Thomas Keating goes on to say, "Christian religion [is] a life to be lived, a relationship with God to be developed and enjoyed.  The most important fruit of … training should be a thorough knowledge, understanding and experience of the spiritual journey in the Christian tradition so … [we] can transmit the Christian life as experience." (1012 Monastery Road).  (conteplativeoutreach.org)

“First one must become aware that there is even such a thing as a spiritual journey, something beyond beliefs and doctrines.”  The commands of beliefs and doctrines just don’t have the life changing staying power that love commands. Becoming aware of a spiritual journey invites openness to what God is creating next.

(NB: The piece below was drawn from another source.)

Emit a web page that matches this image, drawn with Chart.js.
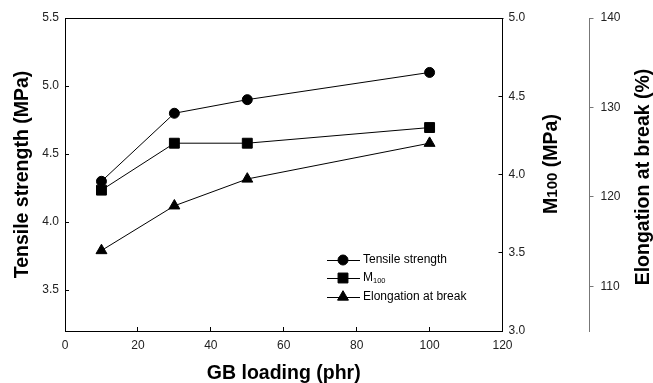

So as we journey into 2018, may God help us all to become more aware, and more open. Even when this feels chaotic or destabilizing or uncomfortable, which it often does, may our trust of God’s Holy Spirit working over, in, and through the deep voids of chaos, grow all the more, day by day, until we discover, through relationship, a resolve that doesn’t waver or get defeated because it’s grounded in the very essence of God’s loving Presence. Commissioned by regenerative love, marked as Christ’s own, baptized into dynamic, divine relationship, may our awareness discover the heavens torn open as love pours out to change the world. And may God be glorified, now and forever.  Amen.